Monday, Nov. 27, 1933

Sunshine

To the 2.000 subscribers of The Nudist, official organ of the International Nudist Conference, went last week not The Nudist but copies of a substitute called Sunshine. Subscribers were disappointed to observe that Sunshine contained no photographs of nudists disporting themselves in the gravel-pits, weed-patches or trout streams of their colonies. It contained only solemnly written text concerning U. S. nudists and their more dignified activities.* Sunshine was preceded by a letter explaining what had happened to The Nudist. A month ago its publishers-because they wished to confine their circulation to subscribers, eliminate entirely The Nudist's newsstand sales of 110,000--applied for second class mailing privileges. Postoffice authorities allowed The Nudist third class mailing privileges when it started seven months ago, investigated it, decided to ban it altogether. Last week, the American Civil Liberties Union went to the aid of The Nudist with a "freedom- of-the-press" suit to force Postmaster General Farley to restore the magazine to the mails.

The editors of The Nudist are two serious, high-minded, sincere clergymen, Dr. Henry Strong Huntington (Presbyterian) and Dr. Ilsey Boone (Baptist). The pictures they publish in The Nudist are never pornographic. They appear because "they give the cause a wide appeal ..." and "The Nudist is a missionary."

D. P. I.

Government officials who want to know what the U. S. Press is saying about their little world generally have had a surprisingly hard time. Hiring a clipping agency is expensive. Few departments enjoy the services of a paper-clipper like little Theodore Gilman Bilbo, onetime Governor of Mississippi, who last summer got a $6,000 a year job "assembling current information for the Agricultural Adjustment Administration" (TIME, July 3). In full swing last week was a Federal organization designed to correct this situation--the Division of Press Intelligence, which publishes a daily Press Intelligence Bulletin of 60 or more mimeographed pages of condensed news and editorials.
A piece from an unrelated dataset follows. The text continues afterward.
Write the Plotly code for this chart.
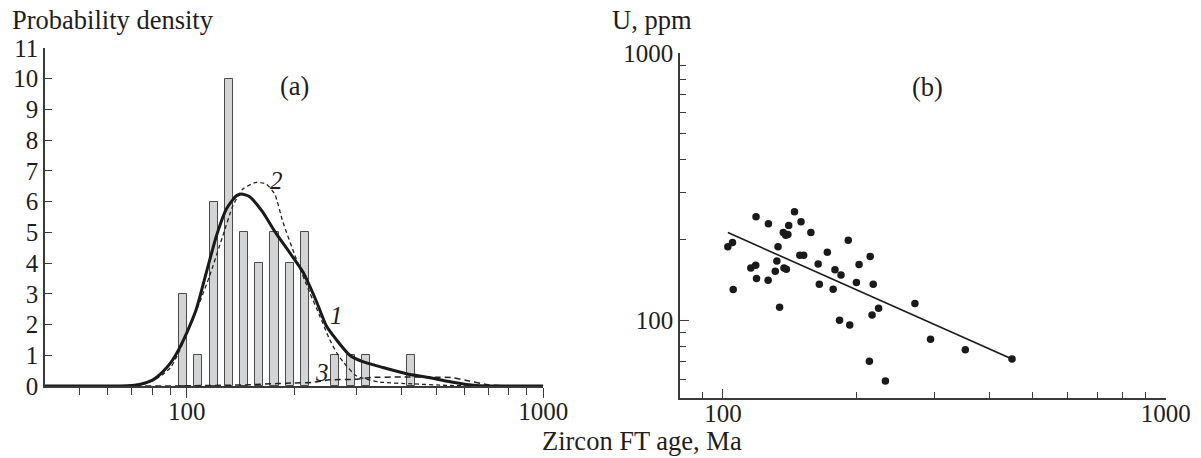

Created by the President last summer, D. P. I. was operating last week in a six-room office in the huge Department of Commerce Building. At its head was Katherine C. Blackburn, a dark, plump, capable woman who has been a professional newsreader and factfinder for 14 years. She clipped papers for President Taft, did research work at the World Economic Conference for William Christian Bullitt, recently functioned as factfinder to Professor Raymond Moley. Miss Blackburn has a smoothly organized staff of 17 assistants to scissor, file and index clips from 400 or more U. S. newspapers. She does most of the editorial work of rewriting the contents into brief paragraphs in the Bulletin, distributed to all Government officials who ask for it. Beside each item in the Bulletin is a record of its source, the paper's politics, the date, and an index number whereby any reader can identify the original clipping, get it complete from D. P. I.'s files.

Specially attentive to editorial comment, the Bulletin recently contained summaries of eleven editorials commending the State Department for denouncing the extradition treaties with Greece, last week gave the gist of 44 on Russian recognition. Departmentalized under five general heads ("Major News, General Conditions, National Recovery, Independent Agencies, Government Departments"), it condensed Press reactions from the Kansas City Star's criticisms of General Johnson to Buy Now editorials like "How Old Is the Rabbit in Your Hat" (Peoria, 111., Journal-Transcript). The Bulletin's preface to an individual summary of 22 editorials on inflation and gold buying: "The majority are general discussions of new gold buying plan, although there is strong undertone of disapproval; feeling of resentment against uncertainty of monetary policy and inability of general public to understand what Government is trying to do continues."

* Activities of undignified nudists in the Midwest, who have recently tried to secure vaudeville contracts, were last week chronicled in Variety thus: "All nudist camps charge a daily-fee . . . some as low as one buck for each day in the open. For that buck the chump nudy gets two meals a day . . . that means a hunk of lettuce, with the more sand the better."